Aaron Sorkin is back directing the sequel to his own film, which is the only way this project makes sense. Nobody else could write a follow up to The Social Network without it feeling like fan fiction. Sorkin built the original's language, its rhythm, its entire architecture of rapid fire dialogue that made you feel smarter just for keeping up. He is the only person who can pick that thread back up fifteen years later and make it feel like a continuation rather than a copy.
Mikey Madison plays Frances Haugen, the Facebook whistleblower who leaked internal documents to the Wall Street Journal and testified before Congress. Madison has been on a tear lately, and casting her opposite Strong is the kind of decision that suggests Sorkin knows exactly what this film needs.
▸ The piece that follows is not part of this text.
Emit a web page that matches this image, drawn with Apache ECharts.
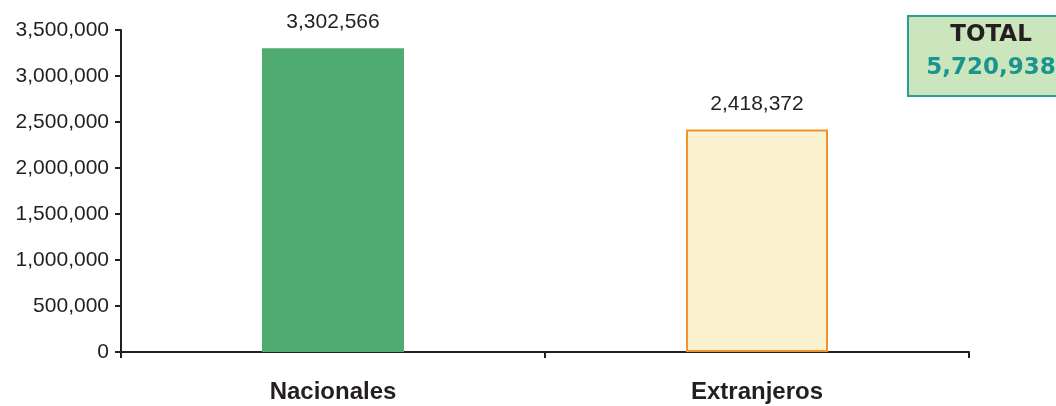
<!DOCTYPE html>
<html><head><meta charset="utf-8">
<script src="https://cdn.jsdelivr.net/npm/echarts@6/dist/echarts.min.js"></script>
<style>html,body{margin:0;padding:0;background:#fff}#c{width:1056px;height:406px}</style>
</head><body><div id="c"></div>
<script>
const categories = ['Nacionales', 'Extranjeros'];
const values = [3302566, 2418372];
const totalLabel = 'TOTAL';
const totalValue = 5720938;

const fmt = v => v.toLocaleString('en-US');
const chart = echarts.init(document.getElementById('c'));
chart.setOption({
  animation: false,
  grid: {left: 121, right: 87, top: 30, bottom: 54},
  xAxis: {
    type: 'category', data: categories,
    axisLine: {lineStyle: {color: '#231f20', width: 2}},
    axisTick: {show: true, length: 6, lineStyle: {color: '#231f20', width: 2}},
    axisLabel: {color: '#231f20', fontFamily: 'Liberation Sans', fontWeight: 'bold', fontSize: 24, margin: 28}
  },
  yAxis: {
    type: 'value', min: 0, max: 3500000, interval: 500000,
    axisLine: {show: true, lineStyle: {color: '#231f20', width: 2}},
    axisTick: {show: true, length: 6, lineStyle: {color: '#231f20', width: 2}},
    splitLine: {show: false},
    axisLabel: {color: '#231f20', fontFamily: 'Liberation Sans', fontSize: 21, margin: 12, formatter: v => fmt(v)}
  },
  series: [{
    type: 'bar', barWidth: 142,
    data: [
      {value: values[0], itemStyle: {color: '#4faa6f'}},
      {value: values[1], itemStyle: {color: '#faf1cf', borderColor: '#f0932c', borderWidth: 2}}
    ],
    label: {show: true, position: 'top', distance: 15, color: '#231f20', fontFamily: 'Liberation Sans', fontSize: 21, formatter: p => fmt(p.value)}
  }],
  graphic: [
    {type: 'rect', shape: {x: 908, y: 16, width: 160, height: 80}, style: {fill: '#cbe5bd', stroke: '#2a9d96', lineWidth: 2}},
    {type: 'text', x: 991, y: 35, style: {text: totalLabel, fill: '#231f20', font: 'bold 23px "DejaVu Sans"', align: 'center', verticalAlign: 'middle'}},
    {type: 'text', x: 991, y: 68, style: {text: fmt(totalValue), fill: '#1a9490', font: 'bold 23px "DejaVu Sans"', align: 'center', verticalAlign: 'middle'}}
  ]
});
</script></body></html>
Haugen's story is inherently dramatic. A data scientist inside one of the most powerful companies in history, deciding that what she was seeing was too dangerous to stay quiet about, and then methodically building her case before going public. That is Sorkin material through and through.
The key thing about Strong's transformation is that this is not Kendall Roy in a hoodie. It would have been easy to lean on his Succession persona, to play Zuckerberg as another anxious heir trying to earn approval. Strong is doing something far more interesting. This Zuckerberg has no anxiety about approval because he stopped caring about it years ago. That makes him scarier and more compelling than the version we met in 2010.
If you have not rewatched The Social Network recently, do it before October 9. Pay close attention to the deposition scenes. That energy, the quiet tension of powerful people being forced to answer questions they do not want to answer, is clearly what this sequel is building on. The original ended with Zuckerberg refreshing a Facebook page, waiting for a friend request. The sequel seems to begin with a man who no longer needs anyone's acceptance, and that shift is where the real story lives.
This might be the fall's most important film.